ANZ has two main processing centres in Australia -- one for production, the other for disaster recovery. In New Zealand there are four main sites, two in Auckland and two in Wellington.
The number of local sites may be reduced to two if infrastructure assessments deem such cuts necessary, but the bank claims any moves along these lines will not affect the reliability of its backup systems because fewer sites will be easier to manage.
The sites run the central LAN server farms, Tandem switching platform (for Eftpos and ATM), the contact centre systems (telephone banking) and the communication links for New Zealand. Each site has its own dual UPS with backup and diesel generators, plus dual fibre links for telecommunications.
And despite concerns from David Tripe of the Massey University Centre for Banking Studies, ANZ planning and projects manager John Hughes says processing in Australia has no extra risks to New Zealand data as there are at least three telephone links across the Tasman.
ANZ, says Hughes, has several levels of backup systems depending on the importance of a particular business function. ANZ says its systems operate between 99.8 and 99.9% of the time. In February only one out of 30 major applications missed their service level agreement, Hughes says.
The DASD disks are backed up mostly using mirroring systems (EMC is used to mirror DASD disks on the mainframe sites for disaster recovery purposes tapes). RAID "self-healing" storage tapes are used extensively, including in LAN servers.
Other backups are done to tape cartridge using automated tape libraries (ATLs), which on the mainframe are Storage Technology and IBM products. On the LAN these are Dell ATLs.

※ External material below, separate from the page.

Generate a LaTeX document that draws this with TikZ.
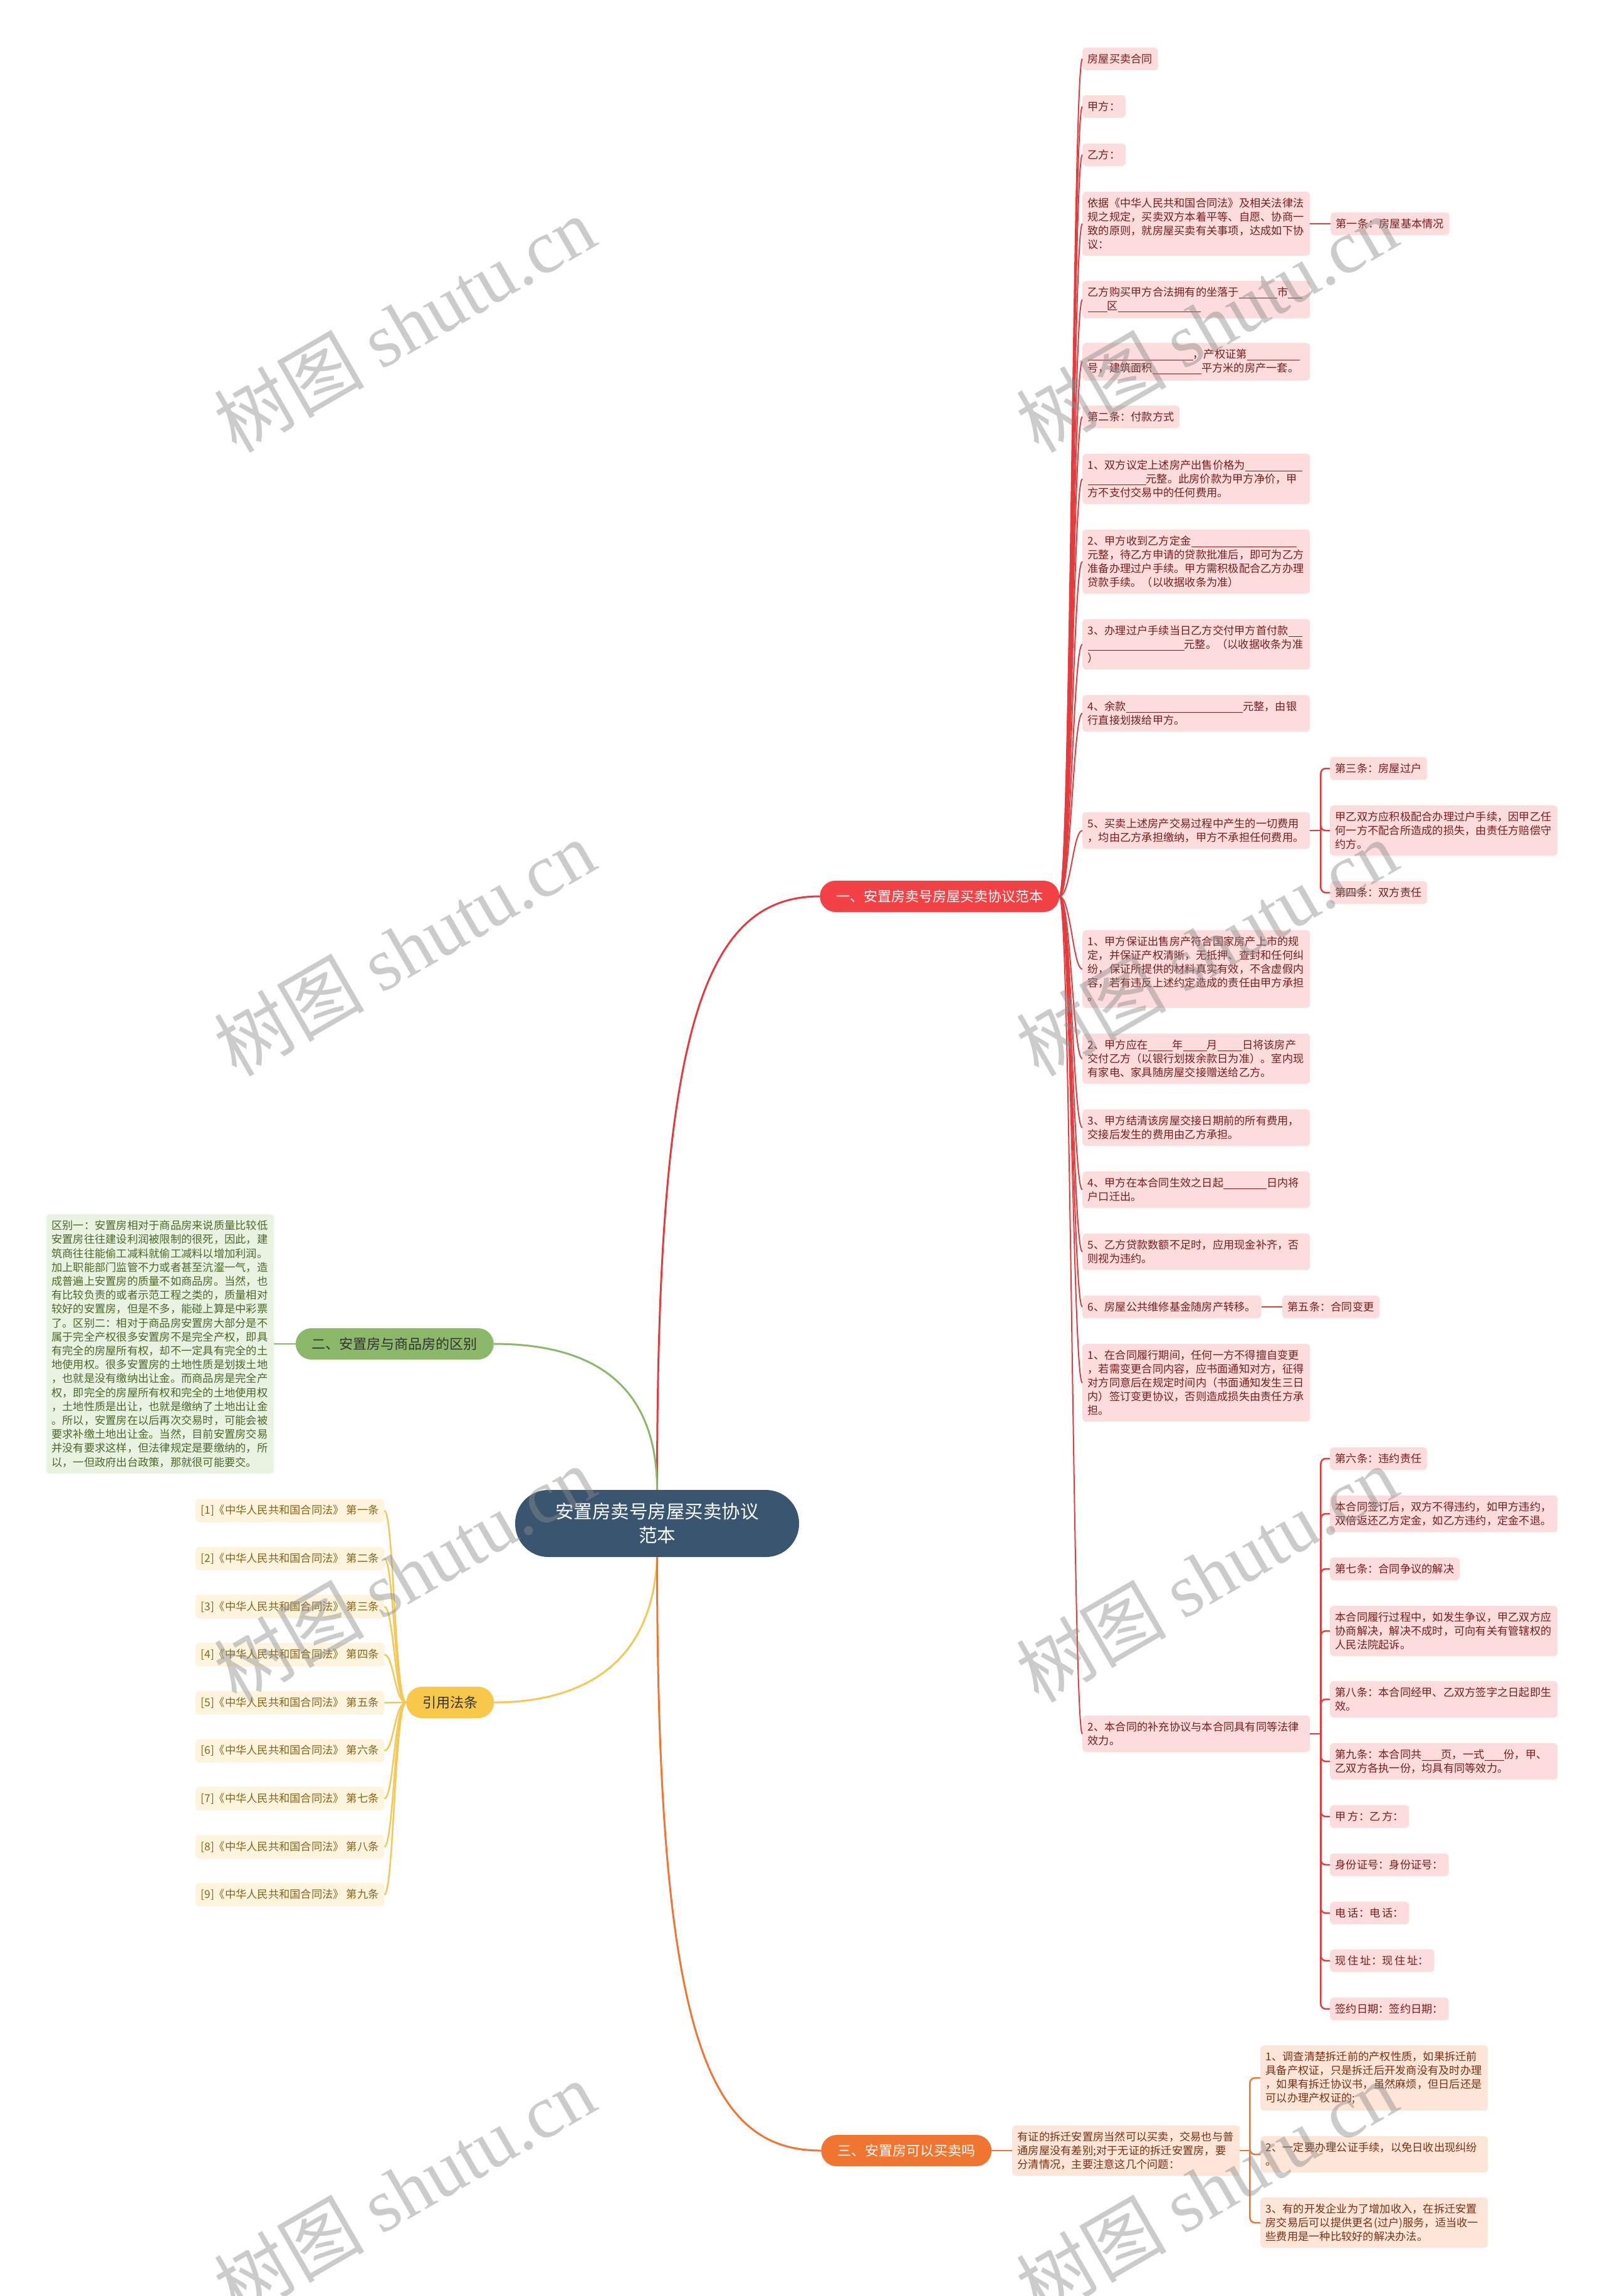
\documentclass[tikz,border=0pt]{standalone}
\usepackage{fontspec}
\setmainfont{Noto Sans CJK SC}
\newfontfamily\wmlatin{Liberation Serif}
\definecolor{cnode}{RGB}{58,85,112}
\definecolor{rpill}{RGB}{243,66,70}
\definecolor{rline}{RGB}{226,60,62}
\definecolor{rfill}{RGB}{252,220,220}
\definecolor{rtext}{RGB}{120,30,30}
\definecolor{gpill}{RGB}{140,184,106}
\definecolor{gfill}{RGB}{234,242,226}
\definecolor{gtext}{RGB}{75,105,40}
\definecolor{ypill}{RGB}{247,200,74}
\definecolor{yline}{RGB}{245,200,85}
\definecolor{yfill}{RGB}{253,244,222}
\definecolor{ytext}{RGB}{135,100,25}
\definecolor{opill}{RGB}{240,117,48}
\definecolor{ofill}{RGB}{253,229,216}
\definecolor{otext}{RGB}{120,50,20}
\newcommand\tf{\fontsize{17.25pt}{22pt}\selectfont}
\newcommand\gtf{\fontsize{17.25pt}{22.2pt}\selectfont}
\newcommand\bl[1]{\rule[-3pt]{#1pt}{0.8pt}}
\tikzset{
  box/.style={rounded corners=6pt, inner xsep=8.5pt, inner ysep=10pt, font=\tf, anchor=west},
  wrap/.style={text width=346pt, align=left},
  rb/.style={box, fill=rfill, text=rtext},
  gb/.style={box, fill=gfill, text=gtext, font=\gtf},
  yb/.style={box, fill=yfill, text=ytext},
  ob/.style={box, fill=ofill, text=otext},
  pill/.style={rounded corners=25pt, minimum height=50pt, inner xsep=26pt, inner ysep=0pt, font=\fontsize{22pt}{26pt}\selectfont, text=white},
  rl/.style={draw=rline, line width=2pt},
  rbr/.style={draw=rline, line width=2.5pt, rounded corners=8pt},
  gl/.style={draw=gpill, line width=2.5pt},
  yl/.style={draw=yline, line width=2.5pt},
  ol/.style={draw=opill, line width=2.5pt},
  obr/.style={draw=opill, line width=2.5pt, rounded corners=8pt},
  wm/.style={rotate=30, text=black!45, text opacity=0.45, font=\fontsize{120pt}{120pt}\selectfont},
}
\begin{document}
\begin{tikzpicture}[x=1pt,y=-1pt]
\useasboundingbox (0,0) rectangle (2560,3663);
\fill[white] (0,0) rectangle (2560,3663);

% central
\node[fill=cnode, text=white, rounded corners=53pt, minimum width=453pt, minimum height=107pt, align=center, font=\fontsize{29.5pt}{38pt}\selectfont] (c) at (1048.5,2430.5) {安置房卖号房屋买卖协议\\范本};

% main branches
\node[pill, fill=rpill, anchor=west] (rp) at (1308,1430) {一、安置房卖号房屋买卖协议范本};
\node[pill, fill=gpill, anchor=east, text=black!80] (gp) at (788,2144) {二、安置房与商品房的区别};
\node[pill, fill=ypill, anchor=west, text=black!80] (yp) at (648,2716) {引用法条};
\node[pill, fill=opill, anchor=west] (op) at (1310,3431) {三、安置房可以买卖吗};

% red children
\node[rb] (r1) at (1727,94) {房屋买卖合同};
\node[rb] (r2) at (1727,170) {甲方：};
\node[rb] (r3) at (1727,247) {乙方：};
\node[rb,wrap] (r4) at (1727,357) {依据《中华人民共和国合同法》及相关法律法\\规之规定，买卖双方本着平等、自愿、协商一\\致的原则，就房屋买卖有关事项，达成如下协\\议：};
\node[rb] (r4a) at (2123,357) {第一条：房屋基本情况};
\node[rb,wrap] (r5) at (1727,478) {乙方购买甲方合法拥有的坐落于\bl{61}市\bl{23}\\\bl{31}区\bl{132}};
\node[rb,wrap] (r6) at (1727,577) {\bl{168}，产权证第\bl{84}\\号，建筑面积\bl{78}平方米的房产一套。};
\node[rb] (r7) at (1727,665) {第二条：付款方式};
\node[rb,wrap] (r8) at (1727,764) {1、双方议定上述房产出售价格为\bl{91}\\\bl{93}元整。此房价款为甲方净价，甲\\方不支付交易中的任何费用。};
\node[rb,wrap] (r9) at (1727,896) {2、甲方收到乙方定金\bl{168}\\元整，待乙方申请的贷款批准后，即可为乙方\\准备办理过户手续。甲方需积极配合乙方办理\\贷款手续。（以收据收条为准）};
\node[rb,wrap] (r10) at (1727,1028) {3、办理过户手续当日乙方交付甲方首付款\bl{22}\\\bl{154}元整。（以收据收条为准\\）};
\node[rb,wrap] (r11) at (1727,1138) {4、余款\bl{186}元整，由银\\行直接划拨给甲方。};
\node[rb,wrap] (r12) at (1727,1325) {5、买卖上述房产交易过程中产生的一切费用\\，均由乙方承担缴纳，甲方不承担任何费用。};
\node[rb] (r12a) at (2122,1226) {第三条：房屋过户};
\node[rb,wrap] (r12b) at (2122,1325) {甲乙双方应积极配合办理过户手续，因甲乙任\\何一方不配合所造成的损失，由责任方赔偿守\\约方。};
\node[rb] (r12c) at (2122,1424) {第四条：双方责任};
\node[rb,wrap] (r13) at (1727,1546) {1、甲方保证出售房产符合国家房产上市的规\\定，并保证产权清晰，无抵押、查封和任何纠\\纷，保证所提供的材料真实有效，不含虚假内\\容，若有违反上述约定造成的责任由甲方承担\\。};
\node[rb,wrap] (r14) at (1727,1689) {2、甲方应在\bl{39}年\bl{38}月\bl{39}日将该房产\\交付乙方（以银行划拨余款日为准）。室内现\\有家电、家具随房屋交接赠送给乙方。};
\node[rb,wrap] (r15) at (1727,1799) {3、甲方结清该房屋交接日期前的所有费用，\\交接后发生的费用由乙方承担。};
\node[rb,wrap] (r16) at (1727,1898) {4、甲方在本合同生效之日起\bl{69}日内将\\户口迁出。};
\node[rb,wrap] (r17) at (1727,1997) {5、乙方贷款数额不足时，应用现金补齐，否\\则视为违约。};
\node[rb] (r18) at (1727,2085) {6、房屋公共维修基金随房产转移。};
\node[rb] (r18a) at (2046,2085) {第五条：合同变更};
\node[rb,wrap] (r19) at (1727,2206) {1、在合同履行期间，任何一方不得擅自变更\\，若需变更合同内容，应书面通知对方，征得\\对方同意后在规定时间内（书面通知发生三日\\内）签订变更协议，否则造成损失由责任方承\\担。};
\node[rb,wrap] (r20) at (1727,2766) {2、本合同的补充协议与本合同具有同等法律\\效力。};
\node[rb] (s1) at (2122,2327) {第六条：违约责任};
\node[rb,wrap] (s2) at (2122,2415) {本合同签订后，双方不得违约，如甲方违约，\\双倍返还乙方定金，如乙方违约，定金不退。};
\node[rb] (s3) at (2122,2503) {第七条：合同争议的解决};
\node[rb,wrap] (s4) at (2122,2602) {本合同履行过程中，如发生争议，甲乙双方应\\协商解决，解决不成时，可向有关有管辖权的\\人民法院起诉。};
\node[rb,wrap] (s5) at (2122,2711) {第八条：本合同经甲、乙双方签字之日起即生\\效。};
\node[rb,wrap] (s6) at (2122,2810) {第九条：本合同共\bl{31}页，一式\bl{31}份，甲、\\乙双方各执一份，均具有同等效力。};
\node[rb] (s7) at (2122,2898) {甲\,方：乙\,方：};
\node[rb] (s8) at (2122,2975) {身份证号：身份证号：};
\node[rb] (s9) at (2122,3052) {电\,话：电\,话：};
\node[rb] (s10) at (2122,3128) {现\,住\,址：现\,住\,址：};
\node[rb] (s11) at (2122,3205) {签约日期：签约日期：};

% green
\node[gb,wrap,anchor=east] (g1) at (437,2144) {区别一：安置房相对于商品房来说质量比较低\\安置房往往建设利润被限制的很死，因此，建\\筑商往往能偷工减料就偷工减料以增加利润。\\加上职能部门监管不力或者甚至沆瀣一气，造\\成普遍上安置房的质量不如商品房。当然，也\\有比较负责的或者示范工程之类的，质量相对\\较好的安置房，但是不多，能碰上算是中彩票\\了。区别二：相对于商品房安置房大部分是不\\属于完全产权很多安置房不是完全产权，即具\\有完全的房屋所有权，却不一定具有完全的土\\地使用权。很多安置房的土地性质是划拨土地\\，也就是没有缴纳出让金。而商品房是完全产\\权，即完全的房屋所有权和完全的土地使用权\\，土地性质是出让，也就是缴纳了土地出让金\\。所以，安置房在以后再次交易时，可能会被\\要求补缴土地出让金。当然，目前安置房交易\\并没有要求这样，但法律规定是要缴纳的，所\\以，一但政府出台政策，那就很可能要交。};

% legal references
\node[yb] (L1) at (312,2410) {[1]《中华人民共和国合同法》 第一条};
\node[yb] (L2) at (312,2486.6) {[2]《中华人民共和国合同法》 第二条};
\node[yb] (L3) at (312,2563.2) {[3]《中华人民共和国合同法》 第三条};
\node[yb] (L4) at (312,2639.8) {[4]《中华人民共和国合同法》 第四条};
\node[yb] (L5) at (312,2716.4) {[5]《中华人民共和国合同法》 第五条};
\node[yb] (L6) at (312,2793) {[6]《中华人民共和国合同法》 第六条};
\node[yb] (L7) at (312,2869.6) {[7]《中华人民共和国合同法》 第七条};
\node[yb] (L8) at (312,2946.2) {[8]《中华人民共和国合同法》 第八条};
\node[yb] (L9) at (312,3022.8) {[9]《中华人民共和国合同法》 第九条};

% orange
\node[ob,wrap] (o1) at (1615,3431) {有证的拆迁安置房当然可以买卖，交易也与普\\通房屋没有差别;对于无证的拆迁安置房，要\\分清情况，主要注意这几个问题：};
\node[ob,wrap] (oc1) at (2011,3315) {1、调查清楚拆迁前的产权性质，如果拆迁前\\具备产权证，只是拆迁后开发商没有及时办理\\，如果有拆迁协议书，虽然麻烦，但日后还是\\可以办理产权证的;};
\node[ob,wrap] (oc2) at (2011,3437) {2、一定要办理公证手续，以免日收出现纠纷\\。};
\node[ob,wrap] (oc3) at (2011,3546) {3、有的开发企业为了增加收入，在拆迁安置\\房交易后可以提供更名(过户)服务，适当收一\\些费用是一种比较好的解决办法。};

% main connectors
\draw[rline, line width=3pt] (c.north) .. controls (1048,1650) and (1120,1430) .. (rp.west);
\draw[gl, line width=3pt] (c.north) .. controls (1048,2220) and (960,2144) .. (gp.east);
\draw[yl, line width=3pt] (c.south) .. controls (1040,2690) and (880,2716) .. (yp.east);
\draw[ol, line width=3pt] (c.south) .. controls (1048,3250) and (1130,3431) .. (op.west);

% red fan
\foreach \n in {r1,r2,r3,r4,r5,r6,r7,r8,r9,r10,r11,r12,r13,r14,r15,r16,r17,r18,r19,r20}
  \draw[rl] (rp.east) .. controls +(18,0) and +(-15,0) .. (\n.west);
\draw[rbr] (r4.east) -- (r4a.west);
\draw[rbr] (r18.east) -- (r18a.west);
\draw[rbr] (r12.east) -- ++(17,0) coordinate (b1);
\foreach \n in {r12a,r12b,r12c} \draw[rbr] (b1) |- (\n.west);
\draw[rbr] (r20.east) -- ++(17,0) coordinate (b2);
\foreach \n in {s1,s2,s3,s4,s5,s6,s7,s8,s9,s10,s11} \draw[rbr] (b2) |- (\n.west);

% green
\draw[gl] (gp.west) -- (g1.east);

% yellow fan
\foreach \n in {L1,L2,L3,L4,L5,L6,L7,L8,L9}
  \draw[yl] (yp.west) .. controls +(-18,0) and +(15,0) .. (\n.east);

% orange
\draw[ol] (op.east) -- (o1.west);
\draw[obr] (o1.east) -- ++(16,0) coordinate (b3);
\foreach \n in {oc1,oc2,oc3} \draw[obr] (b3) |- (\n.west);

% watermarks
\foreach \wx in {645,1925}
  \foreach \wy in {517,1512,2511,3492}
    \node[wm] (w\wx-\wy) at (\wx,\wy) {树图 {\wmlatin shutu.cn}};
\end{tikzpicture}
\end{document}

“The usual cycling of backups is done, complete with offsite storage of this media. The communications systems have dual feeds to all major sites -- including two separate high-speed links transtasman,” says Hughes.
To protect against outages and problems in internet and telephone banking ANZ uses dual production systems at separate sites, so if one system fails the other takes up the slack.
Other systems like Eftpos and ATM need a very quick switch to a backup system, Hughes explains. This was successfully achieved in a test for ATM services by switching from production to a disaster recovery system.
Other systems, like the LAN network, still allow limited functionality if one processing centre goes down, he says. The bank has also recently implemented dual access around the main centres of New Zealand for all HQ desktops attached to the two main central LAN server farms.
The HQ LAN systems for New Zealand run from two central site server farms in data centre environments, says Hughes. This allows for central backup systems and the ability (in the future) to allow one system to backup the other should a server farm completely fail. The individual servers in the server farm have dynamic fail-over to a backup server. Each individual server also has dual power supply and RAID storage, as well as being attached to the building UPS, he says.
Power supplies include battery backups and ultimately diesel backups. Such backups for backups also extend to the Tandem systems (Compaq Himalaya Non-Stop systems).
“This is achieved using dual CPU and dual DASD and dual I/O paths to all devices. Thus, even if a CPU, DASD unit or I/O path fails, the back-up pair takes over and the system continues processing,” says Hughes.
“In addition to this, ANZ runs a “twin system” at the disaster recovery processing centre, in the event of the whole system or site failure,” he says.
For the main banking systems ANZ operates an enterprise test centre for the specific end-to-end testing of large applications like customer accounts, customer transactions and card processing. The bank has a dedicated team for user acceptance testing.
Critical systems are tested six-monthly, others on a yearly basis. Methods range from communications testing to fully turning off the production system and turning on disaster recovery. A recent DR test of the Bonus Bonds system involved a duplicate prize draw being run using a third party for some of the processing.
“Most of these tests involve only a component or single application, so that we can test our capability to switch to the DR facilities, and also give our staff the chance to practice these products,” explains Hughes.
ANZ claims its systems are “extremely successful” with the telephone banking system allowing progressive upgrades to systems during slack periods (typically overnight), while the other systems have the whole load.
The Tandem systems achieves an availability “much better than 99.93%” demanded in the SLA, says Hughes.
“The HQ LAN environment now achieves a very good reliability with the central server architecture and a standard build for the desktop. As opposed to the ‘bad old days of LAN’ when the system just grew with little or no planning, and suffered the consequent problems,” he says.
Monthly availability targets are set for all applications, again depending on the business requirements. For example, the customer account system (CAP) is one of the main banking systems on the mainframe, and claims a 99.85% availability SLA.
Hughes says 24/7 banking presents extra problems even though the front-end systems are architectured for such continuity.
“Some of the back-end systems still have large batch processing components. As such, this then limits functionality to read-only for certain times. In addition, back-end mainframe systems typically require some down-time each month for system changes, application upgrades, or hardware upgrades,” he says.
Hughes adds that ANZ also has an extensive business continuity plan for IT, so they can carry on business if they are unable to use their current building.